Maryland Senate President Thomas V. Mike Miller Jr., D-Prince George's and Calvert counties, is sponsoring a bill to apply a 3 percent sales tax to gas sales, allow counties to raise their own gas tax up to 5 cents per gallon, and create regional transit authorities in Baltimore and the Washington suburbs that could raise property taxes to fund transportation projects.
However, a provision in the bill would allow Baltimore to use some of the money from its property tax increase for school construction. It is the only city or county given this ability under the bill.
Increasing taxes on gasoline "is a tough push for Miller, and he's going to need to find any way he can to get votes for this gas tax bill," said Nick Loffer, grassroots director for the conservative think tank Americans For Prosperity-Maryland.
"Seventy-three percent of the state doesn't want this gas tax hike, and he's going to have to try to sweeten the pot to get votes from legislators who are sitting on the fence."
The school funding would be contingent on the General Assembly approving bond sales for school construction.
Miller's office did not respond to calls or emails for comment.

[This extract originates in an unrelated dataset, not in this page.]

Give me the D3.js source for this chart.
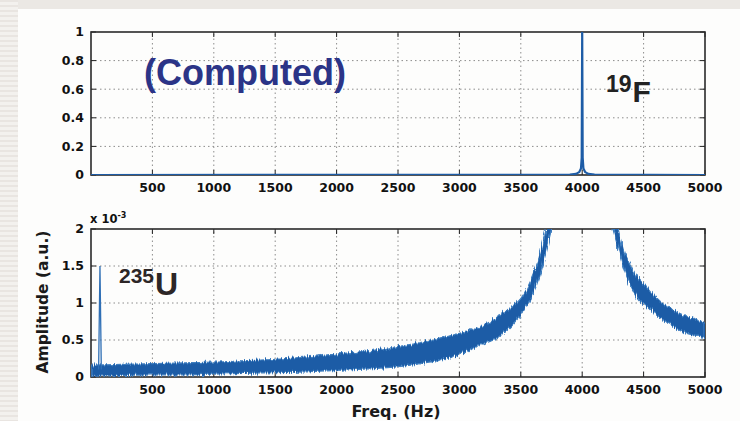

Baltimore has 160 schools in bad need of repair and renovation. Baltimore City Public Schools CEO Andres Alonso appeared before state legislators from his city last month to lobby for $30 million a year over the next 10 years. That money would back the sale of millions in bonds to fund school construction.
But Baltimore isn't the only district in need of education dollars.
Montgomery County Public Schools spokesman Dana Tofig declined to comment on Miller's legislation. But he said school construction is an issue in many districts.
"Any money we can get for construction is helpful. We cannot build classrooms and buildings fast enough," Tofig said.
The Maryland Transportation Trust Fund has no money to start new road and transit projects and is projected to go bankrupt by 2018. That's partly due to state officials using that money for other projects.
Miller also has introduced a bill to amend Maryland's Constitution to prevent "borrowing" from the fund.
Loffer said that's ironic, considering Miller's provision allowing gas tax money to be used for Baltimore school construction.
"It's an insult to taxpayers who for years haven't had their money going toward roads."